**Aim of the exercise:** Repeat every line exactly, keeping the pictures out of the copy.

⁂

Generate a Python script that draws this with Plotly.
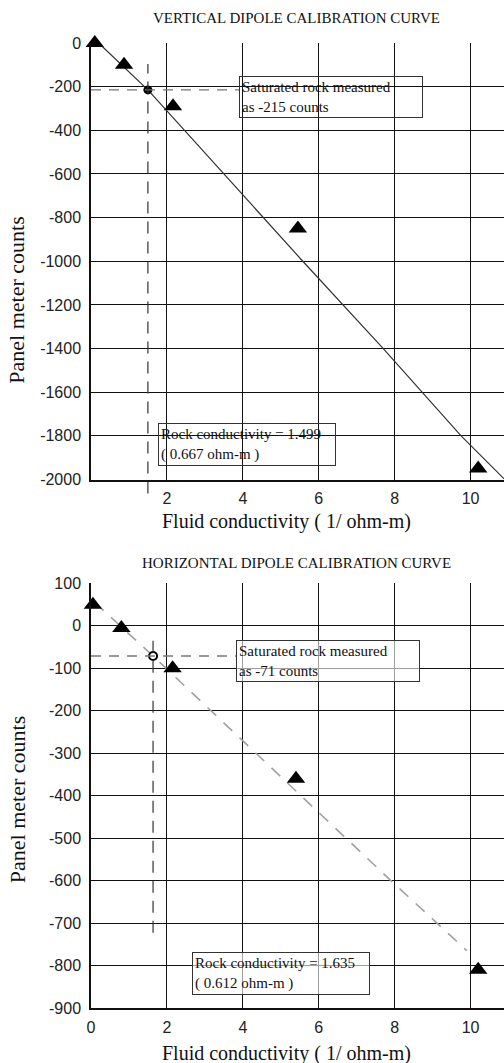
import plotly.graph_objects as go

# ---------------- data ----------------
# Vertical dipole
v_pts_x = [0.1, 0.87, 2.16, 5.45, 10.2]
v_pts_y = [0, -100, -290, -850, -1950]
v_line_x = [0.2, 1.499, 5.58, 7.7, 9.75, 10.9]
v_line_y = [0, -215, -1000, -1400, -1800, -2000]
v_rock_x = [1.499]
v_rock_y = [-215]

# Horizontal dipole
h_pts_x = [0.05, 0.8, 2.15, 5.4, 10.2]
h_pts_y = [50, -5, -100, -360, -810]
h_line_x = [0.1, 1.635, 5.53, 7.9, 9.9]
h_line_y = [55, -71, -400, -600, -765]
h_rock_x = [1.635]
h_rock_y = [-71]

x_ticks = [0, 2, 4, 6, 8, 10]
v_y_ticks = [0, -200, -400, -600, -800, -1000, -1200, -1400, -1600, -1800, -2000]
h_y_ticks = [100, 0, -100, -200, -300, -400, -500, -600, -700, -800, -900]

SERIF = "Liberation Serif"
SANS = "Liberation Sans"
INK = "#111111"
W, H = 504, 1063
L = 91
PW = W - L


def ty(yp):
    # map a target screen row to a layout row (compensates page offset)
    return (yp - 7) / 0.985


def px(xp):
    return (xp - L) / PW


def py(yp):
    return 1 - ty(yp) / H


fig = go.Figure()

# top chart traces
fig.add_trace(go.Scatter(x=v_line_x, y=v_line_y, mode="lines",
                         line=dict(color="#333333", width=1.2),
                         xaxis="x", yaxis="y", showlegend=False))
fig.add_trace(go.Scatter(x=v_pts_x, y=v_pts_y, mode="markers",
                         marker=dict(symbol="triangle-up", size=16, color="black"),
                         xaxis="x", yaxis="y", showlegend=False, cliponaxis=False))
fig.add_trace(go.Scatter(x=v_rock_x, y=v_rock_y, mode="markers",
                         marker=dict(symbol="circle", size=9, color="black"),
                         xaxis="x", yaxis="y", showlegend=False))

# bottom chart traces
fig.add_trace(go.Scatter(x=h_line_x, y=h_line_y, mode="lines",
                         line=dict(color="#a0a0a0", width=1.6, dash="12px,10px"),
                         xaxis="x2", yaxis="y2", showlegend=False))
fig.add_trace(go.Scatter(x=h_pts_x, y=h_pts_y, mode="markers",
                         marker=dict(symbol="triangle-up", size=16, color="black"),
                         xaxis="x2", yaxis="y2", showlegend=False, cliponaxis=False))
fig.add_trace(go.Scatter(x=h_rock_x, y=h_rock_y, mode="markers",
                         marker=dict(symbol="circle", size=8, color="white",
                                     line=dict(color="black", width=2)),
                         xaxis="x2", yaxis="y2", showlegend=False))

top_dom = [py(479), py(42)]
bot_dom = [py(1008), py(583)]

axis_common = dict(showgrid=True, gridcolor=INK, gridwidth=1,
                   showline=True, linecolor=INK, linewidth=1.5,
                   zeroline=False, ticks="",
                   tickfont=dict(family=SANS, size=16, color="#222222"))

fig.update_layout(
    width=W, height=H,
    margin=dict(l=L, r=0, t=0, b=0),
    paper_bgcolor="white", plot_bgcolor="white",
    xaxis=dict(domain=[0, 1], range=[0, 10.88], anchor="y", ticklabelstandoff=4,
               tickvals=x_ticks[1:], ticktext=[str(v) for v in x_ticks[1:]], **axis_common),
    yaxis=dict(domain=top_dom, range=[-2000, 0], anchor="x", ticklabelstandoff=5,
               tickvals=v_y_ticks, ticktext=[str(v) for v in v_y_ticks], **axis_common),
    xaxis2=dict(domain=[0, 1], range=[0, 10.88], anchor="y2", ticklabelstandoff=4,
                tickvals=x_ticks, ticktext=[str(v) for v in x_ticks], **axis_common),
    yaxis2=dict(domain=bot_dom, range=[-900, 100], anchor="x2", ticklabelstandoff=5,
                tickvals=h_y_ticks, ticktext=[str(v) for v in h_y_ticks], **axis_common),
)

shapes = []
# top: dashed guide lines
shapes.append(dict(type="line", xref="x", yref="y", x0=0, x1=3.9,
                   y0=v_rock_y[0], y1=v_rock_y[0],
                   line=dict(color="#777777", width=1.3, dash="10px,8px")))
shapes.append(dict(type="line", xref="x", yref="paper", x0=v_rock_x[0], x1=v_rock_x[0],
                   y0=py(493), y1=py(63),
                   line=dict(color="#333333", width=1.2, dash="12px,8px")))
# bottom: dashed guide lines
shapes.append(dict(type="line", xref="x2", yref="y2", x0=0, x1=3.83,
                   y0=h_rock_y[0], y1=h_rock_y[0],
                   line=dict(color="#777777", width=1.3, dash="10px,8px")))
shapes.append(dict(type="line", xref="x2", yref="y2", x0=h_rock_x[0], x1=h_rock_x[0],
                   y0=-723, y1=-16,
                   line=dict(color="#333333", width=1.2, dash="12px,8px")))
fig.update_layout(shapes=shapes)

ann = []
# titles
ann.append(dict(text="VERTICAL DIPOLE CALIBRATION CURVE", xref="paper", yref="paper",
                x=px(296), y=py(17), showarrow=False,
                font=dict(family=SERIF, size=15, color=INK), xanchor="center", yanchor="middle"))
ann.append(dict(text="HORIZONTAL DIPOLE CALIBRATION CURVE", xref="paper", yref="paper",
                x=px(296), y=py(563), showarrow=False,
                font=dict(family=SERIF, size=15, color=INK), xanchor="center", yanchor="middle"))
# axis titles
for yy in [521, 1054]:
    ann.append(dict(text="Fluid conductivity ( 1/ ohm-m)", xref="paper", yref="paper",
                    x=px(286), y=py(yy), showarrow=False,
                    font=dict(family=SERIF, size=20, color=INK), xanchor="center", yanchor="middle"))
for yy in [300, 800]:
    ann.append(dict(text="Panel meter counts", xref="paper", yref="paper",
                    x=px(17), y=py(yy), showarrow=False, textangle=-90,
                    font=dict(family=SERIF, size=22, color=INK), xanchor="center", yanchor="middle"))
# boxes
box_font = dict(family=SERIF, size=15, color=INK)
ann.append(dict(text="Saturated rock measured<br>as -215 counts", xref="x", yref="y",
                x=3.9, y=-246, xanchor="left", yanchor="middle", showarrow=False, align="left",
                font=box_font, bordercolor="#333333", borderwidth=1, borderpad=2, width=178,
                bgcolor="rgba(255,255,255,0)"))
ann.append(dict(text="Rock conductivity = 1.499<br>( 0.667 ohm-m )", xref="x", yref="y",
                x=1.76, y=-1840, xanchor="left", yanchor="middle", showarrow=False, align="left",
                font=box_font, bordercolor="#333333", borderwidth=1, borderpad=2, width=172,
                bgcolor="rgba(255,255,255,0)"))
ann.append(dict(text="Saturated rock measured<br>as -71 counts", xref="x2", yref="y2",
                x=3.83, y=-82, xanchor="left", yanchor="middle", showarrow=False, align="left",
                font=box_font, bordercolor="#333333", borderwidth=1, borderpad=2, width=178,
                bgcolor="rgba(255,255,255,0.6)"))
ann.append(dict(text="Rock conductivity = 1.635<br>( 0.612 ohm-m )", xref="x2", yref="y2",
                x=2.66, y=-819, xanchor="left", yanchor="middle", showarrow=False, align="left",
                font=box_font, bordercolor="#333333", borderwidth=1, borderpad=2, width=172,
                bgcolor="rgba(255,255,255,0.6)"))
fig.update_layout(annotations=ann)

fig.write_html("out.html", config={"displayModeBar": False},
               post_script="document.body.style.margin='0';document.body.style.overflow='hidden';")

⁂

**Full solution:**
Generate a Python script that draws this with Plotly.
import plotly.graph_objects as go

# ---------------- data ----------------
# Vertical dipole
v_pts_x = [0.1, 0.87, 2.16, 5.45, 10.2]
v_pts_y = [0, -100, -290, -850, -1950]
v_line_x = [0.2, 1.499, 5.58, 7.7, 9.75, 10.9]
v_line_y = [0, -215, -1000, -1400, -1800, -2000]
v_rock_x = [1.499]
v_rock_y = [-215]

# Horizontal dipole
h_pts_x = [0.05, 0.8, 2.15, 5.4, 10.2]
h_pts_y = [50, -5, -100, -360, -810]
h_line_x = [0.1, 1.635, 5.53, 7.9, 9.9]
h_line_y = [55, -71, -400, -600, -765]
h_rock_x = [1.635]
h_rock_y = [-71]

x_ticks = [0, 2, 4, 6, 8, 10]
v_y_ticks = [0, -200, -400, -600, -800, -1000, -1200, -1400, -1600, -1800, -2000]
h_y_ticks = [100, 0, -100, -200, -300, -400, -500, -600, -700, -800, -900]

SERIF = "Liberation Serif"
SANS = "Liberation Sans"
INK = "#111111"
W, H = 504, 1063
L = 91
PW = W - L


def ty(yp):
    # map a target screen row to a layout row (compensates page offset)
    return (yp - 7) / 0.985


def px(xp):
    return (xp - L) / PW


def py(yp):
    return 1 - ty(yp) / H


fig = go.Figure()

# top chart traces
fig.add_trace(go.Scatter(x=v_line_x, y=v_line_y, mode="lines",
                         line=dict(color="#333333", width=1.2),
                         xaxis="x", yaxis="y", showlegend=False))
fig.add_trace(go.Scatter(x=v_pts_x, y=v_pts_y, mode="markers",
                         marker=dict(symbol="triangle-up", size=16, color="black"),
                         xaxis="x", yaxis="y", showlegend=False, cliponaxis=False))
fig.add_trace(go.Scatter(x=v_rock_x, y=v_rock_y, mode="markers",
                         marker=dict(symbol="circle", size=9, color="black"),
                         xaxis="x", yaxis="y", showlegend=False))

# bottom chart traces
fig.add_trace(go.Scatter(x=h_line_x, y=h_line_y, mode="lines",
                         line=dict(color="#a0a0a0", width=1.6, dash="12px,10px"),
                         xaxis="x2", yaxis="y2", showlegend=False))
fig.add_trace(go.Scatter(x=h_pts_x, y=h_pts_y, mode="markers",
                         marker=dict(symbol="triangle-up", size=16, color="black"),
                         xaxis="x2", yaxis="y2", showlegend=False, cliponaxis=False))
fig.add_trace(go.Scatter(x=h_rock_x, y=h_rock_y, mode="markers",
                         marker=dict(symbol="circle", size=8, color="white",
                                     line=dict(color="black", width=2)),
                         xaxis="x2", yaxis="y2", showlegend=False))

top_dom = [py(479), py(42)]
bot_dom = [py(1008), py(583)]

axis_common = dict(showgrid=True, gridcolor=INK, gridwidth=1,
                   showline=True, linecolor=INK, linewidth=1.5,
                   zeroline=False, ticks="",
                   tickfont=dict(family=SANS, size=16, color="#222222"))

fig.update_layout(
    width=W, height=H,
    margin=dict(l=L, r=0, t=0, b=0),
    paper_bgcolor="white", plot_bgcolor="white",
    xaxis=dict(domain=[0, 1], range=[0, 10.88], anchor="y", ticklabelstandoff=4,
               tickvals=x_ticks[1:], ticktext=[str(v) for v in x_ticks[1:]], **axis_common),
    yaxis=dict(domain=top_dom, range=[-2000, 0], anchor="x", ticklabelstandoff=5,
               tickvals=v_y_ticks, ticktext=[str(v) for v in v_y_ticks], **axis_common),
    xaxis2=dict(domain=[0, 1], range=[0, 10.88], anchor="y2", ticklabelstandoff=4,
                tickvals=x_ticks, ticktext=[str(v) for v in x_ticks], **axis_common),
    yaxis2=dict(domain=bot_dom, range=[-900, 100], anchor="x2", ticklabelstandoff=5,
                tickvals=h_y_ticks, ticktext=[str(v) for v in h_y_ticks], **axis_common),
)

shapes = []
# top: dashed guide lines
shapes.append(dict(type="line", xref="x", yref="y", x0=0, x1=3.9,
                   y0=v_rock_y[0], y1=v_rock_y[0],
                   line=dict(color="#777777", width=1.3, dash="10px,8px")))
shapes.append(dict(type="line", xref="x", yref="paper", x0=v_rock_x[0], x1=v_rock_x[0],
                   y0=py(493), y1=py(63),
                   line=dict(color="#333333", width=1.2, dash="12px,8px")))
# bottom: dashed guide lines
shapes.append(dict(type="line", xref="x2", yref="y2", x0=0, x1=3.83,
                   y0=h_rock_y[0], y1=h_rock_y[0],
                   line=dict(color="#777777", width=1.3, dash="10px,8px")))
shapes.append(dict(type="line", xref="x2", yref="y2", x0=h_rock_x[0], x1=h_rock_x[0],
                   y0=-723, y1=-16,
                   line=dict(color="#333333", width=1.2, dash="12px,8px")))
fig.update_layout(shapes=shapes)

ann = []
# titles
ann.append(dict(text="VERTICAL DIPOLE CALIBRATION CURVE", xref="paper", yref="paper",
                x=px(296), y=py(17), showarrow=False,
                font=dict(family=SERIF, size=15, color=INK), xanchor="center", yanchor="middle"))
ann.append(dict(text="HORIZONTAL DIPOLE CALIBRATION CURVE", xref="paper", yref="paper",
                x=px(296), y=py(563), showarrow=False,
                font=dict(family=SERIF, size=15, color=INK), xanchor="center", yanchor="middle"))
# axis titles
for yy in [521, 1054]:
    ann.append(dict(text="Fluid conductivity ( 1/ ohm-m)", xref="paper", yref="paper",
                    x=px(286), y=py(yy), showarrow=False,
                    font=dict(family=SERIF, size=20, color=INK), xanchor="center", yanchor="middle"))
for yy in [300, 800]:
    ann.append(dict(text="Panel meter counts", xref="paper", yref="paper",
                    x=px(17), y=py(yy), showarrow=False, textangle=-90,
                    font=dict(family=SERIF, size=22, color=INK), xanchor="center", yanchor="middle"))
# boxes
box_font = dict(family=SERIF, size=15, color=INK)
ann.append(dict(text="Saturated rock measured<br>as -215 counts", xref="x", yref="y",
                x=3.9, y=-246, xanchor="left", yanchor="middle", showarrow=False, align="left",
                font=box_font, bordercolor="#333333", borderwidth=1, borderpad=2, width=178,
                bgcolor="rgba(255,255,255,0)"))
ann.append(dict(text="Rock conductivity = 1.499<br>( 0.667 ohm-m )", xref="x", yref="y",
                x=1.76, y=-1840, xanchor="left", yanchor="middle", showarrow=False, align="left",
                font=box_font, bordercolor="#333333", borderwidth=1, borderpad=2, width=172,
                bgcolor="rgba(255,255,255,0)"))
ann.append(dict(text="Saturated rock measured<br>as -71 counts", xref="x2", yref="y2",
                x=3.83, y=-82, xanchor="left", yanchor="middle", showarrow=False, align="left",
                font=box_font, bordercolor="#333333", borderwidth=1, borderpad=2, width=178,
                bgcolor="rgba(255,255,255,0.6)"))
ann.append(dict(text="Rock conductivity = 1.635<br>( 0.612 ohm-m )", xref="x2", yref="y2",
                x=2.66, y=-819, xanchor="left", yanchor="middle", showarrow=False, align="left",
                font=box_font, bordercolor="#333333", borderwidth=1, borderpad=2, width=172,
                bgcolor="rgba(255,255,255,0.6)"))
fig.update_layout(annotations=ann)

fig.write_html("out.html", config={"displayModeBar": False},
               post_script="document.body.style.margin='0';document.body.style.overflow='hidden';")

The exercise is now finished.